Once ETL'd we can now process the data and do analytics on it. The DataModel.scala class itself is used to read/write classes from files. To run the analytics job, which outputs a JSON file at the end, you now will run the following:

spark-submit --master local[2] --class org.apache.bigtop.bigpetstore.spark.analytics.PetStoreStatistics bigpetstore-spark-X.jar transformed_data PetStoreStats.json

Current queries include:

Total Transactions
Transaction Counts by Month
Transaction Counts by Product
Transaction Counts by Product and Store Zipcode

This will output a JSON file to the current directory, which has formatting (approximately) like this.

{
   "totalTransaction":34586,
   "transactionsByZip":[
  {"count":64,"productId":54,"zipcode":"94583"},{"count":38,"productId":18,"zipcode":"34761"},
   {"count":158,"productId":14,"zipcode":"11368"},{"count":66,"productId":46,"zipcode":"33027"},
   {"count":52,"productId":27,"zipcode":"94583"},{"count":84,"productId":19,"zipcode":"33027"},
   {"count":143,"productId":0,"zipcode":"94583"},{"count":58,"productId":41,"zipcode":"72715"},
   {"count":76,"productId":54,"zipcode":"15014"},{"count":118,"productId":52,"zipcode":"45439"}},
     ..... (several more) ....
   "productDetails":[
      {
         "productId":0,
         "category":"kitty litter",
         "attributes":{
            "category":"kitty litter",
            "brand":"Pretty Cat",
            "size":"7.0",
            "per_unit_cost":"1.43"
         }
      },
      {
         "productId":2,
         "category":"dry cat food",
         "attributes":{

Of course, the above data is for a front end web app which will display charts/summary stats of the transactions. Keep tracking Apache BigTop for updates on this front !

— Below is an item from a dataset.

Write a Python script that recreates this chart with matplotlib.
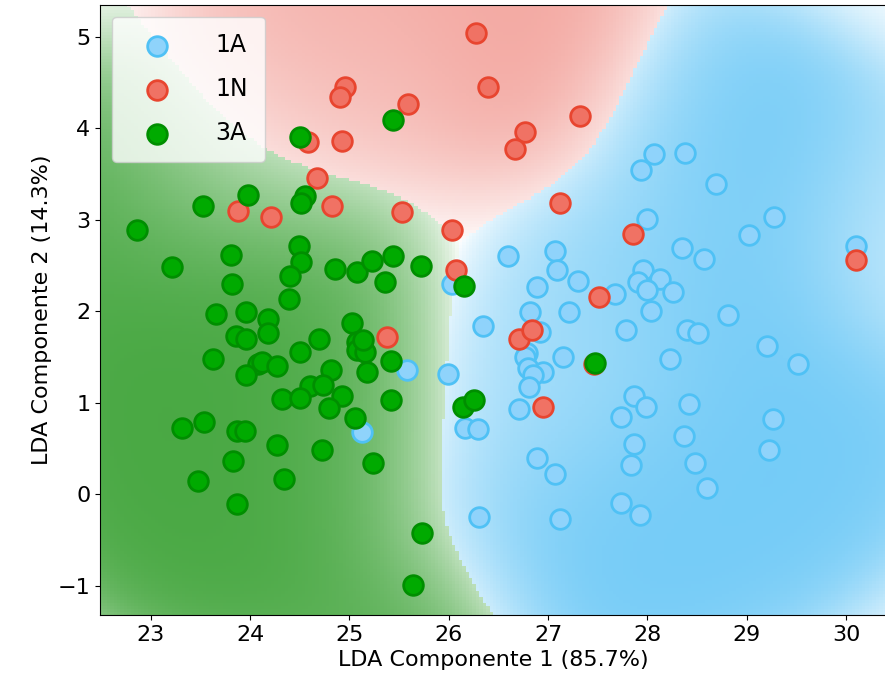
import numpy as np
import matplotlib
matplotlib.use("Agg")
import matplotlib.pyplot as plt

# puntos LDA por clase
x_1A = [28.07, 27.94, 28.38, 28.69, 28.00, 29.27, 29.02, 30.10, 28.35, 28.57,
        27.96, 28.13, 27.90, 28.00, 28.26, 27.67, 28.04, 28.81, 27.78, 28.40,
        28.51, 29.20, 29.52, 28.23, 27.86, 27.99, 28.42, 27.73, 29.26, 28.37,
        27.86, 27.83, 28.48, 28.60, 27.73, 27.93, 29.22, 26.60, 27.07, 27.09,
        26.89, 27.30, 26.82, 27.21, 26.92, 26.34, 26.79, 26.77, 27.15, 26.80,
        26.95, 26.85, 26.81, 25.58, 25.99, 26.71, 26.16, 26.29, 25.13, 26.89,
        27.07, 26.30, 27.12, 26.03]
y_1A = [3.72, 3.55, 3.73, 3.39, 3.01, 3.03, 2.83, 2.72, 2.69, 2.57,
        2.45, 2.35, 2.32, 2.23, 2.21, 2.19, 2.00, 1.96, 1.80, 1.80,
        1.76, 1.62, 1.42, 1.48, 1.08, 0.96, 0.99, 0.85, 0.82, 0.64,
        0.55, 0.32, 0.34, 0.07, -0.09, -0.23, 0.49, 2.60, 2.66, 2.45,
        2.27, 2.33, 1.99, 1.99, 1.77, 1.84, 1.55, 1.50, 1.50, 1.38,
        1.34, 1.31, 1.17, 1.36, 1.32, 0.93, 0.73, 0.72, 0.68, 0.40,
        0.22, -0.25, -0.27, 2.30]

x_1N = [26.27, 26.40, 25.59, 27.32, 26.77, 26.67, 24.96, 24.91, 24.58, 24.93,
        24.67, 23.88, 24.21, 24.83, 25.53, 26.03, 27.12, 26.07, 27.85, 27.51,
        25.38, 26.71, 26.84, 27.46, 26.95, 30.10]
y_1N = [5.04, 4.45, 4.27, 4.14, 3.96, 3.77, 4.45, 4.34, 3.85, 3.86,
        3.46, 3.10, 3.03, 3.15, 3.09, 2.89, 3.18, 2.45, 2.85, 2.16,
        1.72, 1.70, 1.80, 1.42, 0.95, 2.56]

x_3A = [25.44, 24.50, 23.98, 23.53, 24.55, 24.51, 22.86, 23.21, 23.81, 23.82,
        24.49, 24.51, 24.40, 24.39, 24.86, 25.08, 25.23, 25.44, 25.72, 25.36,
        26.15, 23.66, 23.96, 24.18, 24.18, 23.86, 23.96, 25.03, 25.08, 25.08,
        25.16, 24.69, 24.50, 23.63, 24.08, 24.12, 24.27, 23.96, 24.82, 25.18,
        24.60, 24.73, 24.32, 24.50, 24.93, 24.79, 25.06, 23.32, 23.54, 23.87,
        23.95, 24.27, 24.72, 23.83, 23.48, 24.34, 23.87, 25.24, 25.73, 25.64,
        25.14, 25.42, 25.42, 26.14, 26.25, 27.47]
y_3A = [4.09, 3.91, 3.27, 3.15, 3.26, 3.18, 2.89, 2.48, 2.62, 2.30,
        2.71, 2.54, 2.39, 2.14, 2.46, 2.43, 2.55, 2.61, 2.50, 2.32,
        2.28, 1.97, 1.99, 1.92, 1.76, 1.73, 1.70, 1.87, 1.67, 1.58,
        1.56, 1.70, 1.56, 1.48, 1.43, 1.45, 1.40, 1.30, 1.36, 1.34,
        1.18, 1.20, 1.04, 1.05, 1.08, 0.94, 0.83, 0.73, 0.79, 0.69,
        0.69, 0.54, 0.48, 0.36, 0.15, 0.17, -0.11, 0.34, -0.42, -0.99,
        1.69, 1.46, 1.03, 0.95, 1.03, 1.44]

clases = ["1A", "1N", "3A"]
xlim = (22.49, 30.40)
ylim = (-1.32, 5.35)

# region de decision: suma de kernels por clase -> probabilidad
gx = np.linspace(xlim[0], xlim[1], 230)
gy = np.linspace(ylim[0], ylim[1], 200)
GX, GY = np.meshgrid(gx, gy)
h = 0.72
peso = [1.0, 1.15, 1.0]
dens = []
for (xs, ys), w in zip([(x_1A, y_1A), (x_1N, y_1N), (x_3A, y_3A)], peso):
    xs, ys = np.array(xs), np.array(ys)
    d2 = (GX[..., None] - xs) ** 2 + (GY[..., None] - ys) ** 2
    dens.append(w * np.exp(-d2 / (2 * h * h)).sum(-1))
dens = np.array(dens)
c = 0.03
prob = (dens + c) / (dens.sum(0) + 3 * c)
pred = prob.argmax(0)
pmax = prob.max(0)
t = np.clip((pmax - 1 / 3) / (2 / 3), 0, 1) ** 0.7

col_region = np.array([[115, 203, 247], [243, 165, 158], [72, 168, 66]]) / 255.0
rgb = 1 - t[..., None] * (1 - col_region[pred])

fig = plt.figure(figsize=(8.85, 6.92), dpi=100)
ax = fig.add_axes([0.113, 0.111, 0.888, 0.882])
ax.imshow(rgb, extent=[xlim[0], xlim[1], ylim[0], ylim[1]], origin="lower",
          aspect="auto", interpolation="nearest")

ax.scatter(x_1A, y_1A, s=200, c="#8fd3fb", edgecolors="#4fc1f5", linewidths=2, label="1A", zorder=3)
ax.scatter(x_1N, y_1N, s=200, c="#f07264", edgecolors="#e8452f", linewidths=2, label="1N", zorder=4)
ax.scatter(x_3A, y_3A, s=200, c="#00aa00", edgecolors="#008e00", linewidths=2, label="3A", zorder=5)

ax.set_xlim(xlim)
ax.set_ylim(ylim)
ax.set_xticks(range(23, 31))
ax.set_yticks(range(-1, 6))
ax.tick_params(labelsize=16)
ax.set_xlabel("LDA Componente 1 (85.7%)", fontsize=16)
ax.set_ylabel("LDA Componente 2 (14.3%)", fontsize=16)
ax.legend(loc="upper left", fontsize=17, borderpad=0.7, handlelength=2.4,
          handletextpad=1.3, labelspacing=0.85)

fig.savefig("out.png", dpi=100)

Running the Product Recommendation Component

BigPetStore can recommend products to customers using the alternating least squares (ALS) algorithm. The recommender can be run as follows:

spark-submit --master local[2] --class org.apache.bigtop.bigpetstore.spark.analytics.RecommendProducts bigpetstore-spark-X.jar transformed_data recommendations.json

The resulting json file will contain lists of customers, products, and products recommended to each customer.